Again, you can say something in the lead about the important points of {{notdwu}} stories. I wouldn't have a problem with something like "Kate O'Mara made her final appearance as the Rani in Dimensions in Time." You can certainly put something like that in the lead at Dimensions in Time.
But continuity sections don't lend themselves to that kind of out-of-universe observation. Take a look at the points actually raised at P.S.:
- The Angels Take Manhattan implied that Amy and Rory had been sent from the cemetery to circa 1938, the era to which Rory was first sent.
- The Angels Take Manhattan also implied that Amy and Rory remained in or about New York City. P.S. confirms this. Anthony's sister was in New York during their parents' lifetimes, both as adult River Song in the summer of 1969, and as young Melody and infant Mels in January 1970. (TV: Day of the Moon)
- The Doctor and his TARDIS were momentarily in Manhattan twice during Rory's and Amy's temporal exile: once carrying the First Doctor in 1966 at the Empire State Building's observation deck; and again in July 1969, piloted by the Eleventh Doctor and carrying Rory's and Amy's younger selves on the side of a skyscraper under construction. (TV: The Chase, Day of the Moon)
- Anthony is stated to be in his mid-sixties, and to have been adopted as an infant in 1946. However, The Power of Three and P.S. take place in or after 2020, by which time, Anthony would be in his mid-seventies, barring time-travel.
- Rory says that he realizes "having a grandson who's older than you is so far beyond weird". Rory grew up with his own daughter and also knew her as a woman considerably older than himself. Even in their youths, Mels was already several years older than Rory and Amy, despite appearing to be their age.
- Asylum of the Daleks established Amy's inability to bear additional children after Melody, resulting from the events at Demon's Run. (TV: A Good Man Goes to War)
- Amy and Rory are the second and third former companions shown to have adopted children, after Sarah Jane Smith. (TV: Invasion of the Bane, Sky) Ben Jackson and Polly Wright were said to have operated an orphanage in India. (TV: Death of the Doctor)
- Rory mentions that he bought a trowel, in response to Brian's suggestion. (TV: Dinosaurs on a Spaceship)
- Brian is watering the plants when Anthony arrives, as he told the Doctor he needed to do. (TV: The Power of Three)
Every single one of those statements is a narrative connection. Exactly none of them highlight the behind-the-scenes significance of the piece. These are notes that begin with the presumption that this story is a part of the DWU.
And it is not, according to the objective metrics that we have established at this wiki.
Let's just look in detail at each point.
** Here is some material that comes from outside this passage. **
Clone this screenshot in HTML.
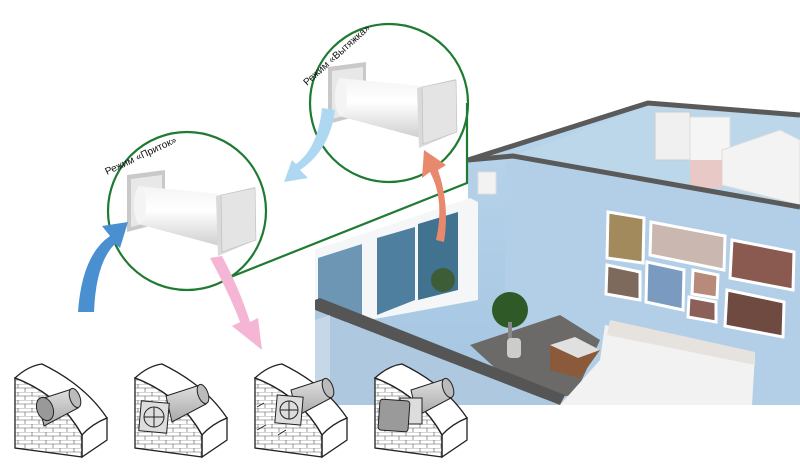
<!DOCTYPE html>
<html><head><meta charset="utf-8"><style>
html,body{margin:0;padding:0;background:#fff;width:800px;height:466px;overflow:hidden}
svg{display:block}
text{font-family:"Liberation Sans",sans-serif}
</style></head><body>
<svg width="800" height="466" viewBox="0 0 800 466" xmlns="http://www.w3.org/2000/svg">
<defs>
<linearGradient id="cyl" x1="0" y1="0" x2="0" y2="1"><stop offset="0" stop-color="#f4f4f4"/><stop offset="0.4" stop-color="#ffffff"/><stop offset="1" stop-color="#cfcfcf"/></linearGradient>
<linearGradient id="wall" x1="0" y1="0" x2="0" y2="1"><stop offset="0" stop-color="#b9d5ec"/><stop offset="1" stop-color="#a4c4e0"/></linearGradient>
<linearGradient id="gcyl" x1="0" y1="0" x2="0" y2="1"><stop offset="0" stop-color="#e0e0e0"/><stop offset="1" stop-color="#a8a8a8"/></linearGradient>
</defs>

<!-- ROOM -->
<polygon points="315,250 468,200 468,160 648,103 800,115 800,405 315,405" fill="url(#wall)"/>
<!-- far room -->
<polygon points="648,106 800,118 800,207 513,156" fill="#bcd6ea"/>
<rect x="655" y="112" width="35" height="48" fill="#f0f0f0" stroke="#ccc"/>
<rect x="690" y="117" width="40" height="45" fill="#f5f5f5" stroke="#ddd"/>
<polygon points="722,150 780,130 800,140 800,205 722,185" fill="#f3f3f3" stroke="#ddd"/>
<rect x="690" y="160" width="32" height="28" fill="#e9c9c6"/>
<!-- back dark top -->
<polyline points="468,160 648,103 800,115" fill="none" stroke="#5a5a5a" stroke-width="5"/>
<polyline points="468,160 513,156 800,207" fill="none" stroke="#5a5a5a" stroke-width="5"/>
<polygon points="505,162 515,159 800,210 800,405 560,405 505,330" fill="#b2cfe7"/>
<!-- wall unit -->
<rect x="478" y="172" width="18" height="22" fill="#f2f2f2" stroke="#ddd"/>
<!-- window -->
<polygon points="315,250 470,198 478,202 478,300 315,330" fill="#f4f6f8"/>
<polygon points="318,258 362,244 362,320 318,325" fill="#6d96b4"/>
<polygon points="377,238 415,227 415,300 377,315" fill="#4f7f9f"/>
<polygon points="418,224 458,212 458,290 418,300" fill="#41728f"/>
<circle cx="443" cy="280" r="12" fill="#3c5d35"/>
<!-- floor -->
<polygon points="470,345 560,315 600,340 575,395 530,400" fill="#6b6a68"/>
<!-- plant -->
<circle cx="510" cy="310" r="18" fill="#2f5a28"/>
<rect x="508" y="322" width="4" height="18" fill="#888"/>
<rect x="507" y="338" width="14" height="20" rx="4" fill="#ccc"/>
<!-- nightstand -->
<polygon points="550,345 575,337 600,350 580,378 550,370" fill="#8a5a3a"/>
<polygon points="550,345 575,337 600,350 578,358" fill="#e0e0e0"/>
<!-- bed -->
<polygon points="605,325 755,355 752,405 560,405 600,360" fill="#f2f2f2"/>
<polygon points="610,320 755,352 755,365 607,335" fill="#e6e3de"/>
<!-- pictures -->
<g stroke="#fff" stroke-width="3">
<polygon points="608,212 644,218 643,263 607,258" fill="#a38a5c"/>
<polygon points="651,222 725,236 724,270 650,255" fill="#c9b7b0"/>
<polygon points="732,240 794,252 793,290 730,278" fill="#8a5a50"/>
<polygon points="607,265 640,272 640,300 606,294" fill="#7d6a5c"/>
<polygon points="647,262 684,270 683,310 646,302" fill="#7a9ac0"/>
<polygon points="693,270 718,275 717,298 692,294" fill="#b88a7a"/>
<polygon points="689,297 716,302 716,322 688,317" fill="#8a6058"/>
<polygon points="727,290 784,302 783,337 725,326" fill="#6e4a40"/>
</g>
<!-- front wall -->
<polygon points="315,300 320,298 565,395 560,405 315,310" fill="#555"/>
<polygon points="315,310 560,405 315,405" fill="#adc8df"/>
<polygon points="315,320 330,315 330,405 315,405" fill="#c6d8e8"/>

<!-- green connectors -->
<g fill="none" stroke="#1f7a32" stroke-width="2.2">
<circle cx="187" cy="211" r="79" fill="#fff"/>
<circle cx="389" cy="103" r="79" fill="#fff"/>
<polyline points="467,103 467,183 228,278"/>
</g>

<!-- units -->
<g id="unit">
<polygon points="127,175 165,170 165,222 127,232" fill="#c9c9c9"/>
<polygon points="131,179 162,175 162,219 131,227" fill="#e8e8e8"/>
<polygon points="138,186 220,194 220,246 138,224" fill="url(#cyl)"/>
<ellipse cx="140" cy="205" rx="6" ry="19" fill="#f4f4f4"/>
<polygon points="216,196 255,187 256,240 218,256" fill="#dadada"/>
<polygon points="221,195 255,188 256,240 222,252" fill="#e4e4e4" stroke="#bbb" stroke-width="0.6"/>
</g>
<use href="#unit" transform="translate(201,-108)"/>

<!-- arrows -->
<path d="M78,312 Q82,255 110,236 L102,226 L128,222 L120,248 L115,244 Q96,262 94,312 Z" fill="#4a8fd0"/>
<path d="M335,110 Q330,150 300,170 L308,178 L284,182 L292,160 L296,164 Q318,148 322,108 Z" fill="#aed8f2"/>
<path d="M436,240 Q445,200 430,172 L422,178 L424,150 L446,165 L438,170 Q450,205 444,242 Z" fill="#e8896d"/>
<path d="M210,258 Q230,295 240,322 L232,326 L262,350 L258,318 L250,322 Q240,290 222,256 Z" fill="#f4b6d4"/>

<!-- labels -->
<text x="0" y="0" font-size="10" fill="#111" transform="translate(107,175) rotate(-25)">Режим «Приток»</text>
<text x="0" y="0" font-size="10" fill="#111" transform="translate(307,86) rotate(-42)">Режим «Вытяжка»</text>

<!-- wall icons -->
<defs>
<pattern id="brick" width="14" height="8" patternUnits="userSpaceOnUse">
<path d="M0,0H14M0,4H14M4,0V4M11,4V8" stroke="#555" stroke-width="0.6" fill="none"/>
</pattern>
<g id="blk">
<path d="M15,378 Q60,395 82,435 L82,457 L15,448 Z" fill="#fff"/>
<path d="M15,378 Q60,395 82,435 L82,457 L15,448 Z" fill="url(#brick)"/>
<path d="M15,378 Q28,366 42,364 Q85,385 107,418 Q92,424 82,435 Q60,395 15,378 Z" fill="#fff" stroke="#222" stroke-width="1.3"/>
<path d="M82,435 Q92,424 107,418 L107,440 L82,457 Z" fill="#fff" stroke="#222" stroke-width="1.3"/>
<path d="M15,378 Q60,395 82,435 L82,457 L15,448 Z" fill="none" stroke="#222" stroke-width="1.3"/>
</g>
<g id="pipe">
<polygon points="46,392 80,381 86,400 52,418" fill="url(#gcyl)" stroke="#222" stroke-width="1"/>
<ellipse cx="83" cy="390" rx="5" ry="10" transform="rotate(-20 83 390)" fill="#bbb" stroke="#222" stroke-width="1"/>
</g>
</defs>
<g>
<use href="#blk"/>
<use href="#pipe" transform="translate(-8,8)"/>
<ellipse cx="45" cy="409" rx="8" ry="12" transform="rotate(-20 45 409)" fill="#999" stroke="#222"/>
</g>
<g transform="translate(120,0)">
<use href="#blk"/>
<use href="#pipe" transform="translate(0,4)"/>
<rect x="20" y="402" width="28" height="30" fill="#ddd" stroke="#222" transform="rotate(5 34 417)"/>
<circle cx="34" cy="417" r="10" fill="none" stroke="#222"/>
<path d="M24,417H44M34,407V427" stroke="#222"/>
</g>
<g transform="translate(240,0)">
<use href="#blk"/>
<use href="#pipe" transform="translate(5,-2)"/>
<rect x="36" y="396" width="26" height="28" fill="#ddd" stroke="#222" transform="rotate(5 49 410)"/>
<circle cx="49" cy="410" r="9" fill="none" stroke="#222"/>
<path d="M40,410H58M49,401V419" stroke="#222"/>
<path d="M17,407L24,403M17,430L26,425M38,435L46,430" stroke="#222"/>
</g>
<g transform="translate(360,0)">
<use href="#blk"/>
<use href="#pipe" transform="translate(5,-2)"/>
<rect x="40" y="398" width="22" height="26" fill="#ddd" stroke="#222"/>
<rect x="19" y="400" width="30" height="31" rx="3" fill="#9a9a9a" stroke="#222" transform="rotate(4 34 415)"/>
</g>
</svg>
</body></html>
If you eliminate the points with the phrases "implied that", "suggest", and the conditional tense in general, you'd get rid of points 1 and 2. Point 4 is eliminated because it states for a fact something that isn't: this thing about The Power of Three definitely being "in or after 2020" is logical speculation only. It's not the only possibility.
And then there's point 3. Which is one of those kind of statements that you find in our continuity sections that seems right, but is instantly wrong if you do what we're supposed to to do on this wiki, and consider all media. There are any number of stories in other media where the TARDIS happily lands in Manhattan. I can think of Martha the Mechanical Housemaid, The Monsters from the Past, and Salvation just for a start, and I think you could probably throw Time Bomb in there too.
Likewise, point 7 seems possibly untrue from an all-media perspective, and would certainly have to be investigated before being accepted on face value. In any case, noting the second and third instance of something is hardly as exciting as noting the first.
That leaves us with the things that are actually true about the narrative — but my God are points 5, 6, 8 and 9 boring. If this is your idea of "important" facts that we're denying our readers, you and I clearly work from different dictionaries.
But leaving our relative ideas of significance to one side, the point is that it didn't happen. Any of it. The scene didn't get made.
We're lookin' at a storyboard, not a story.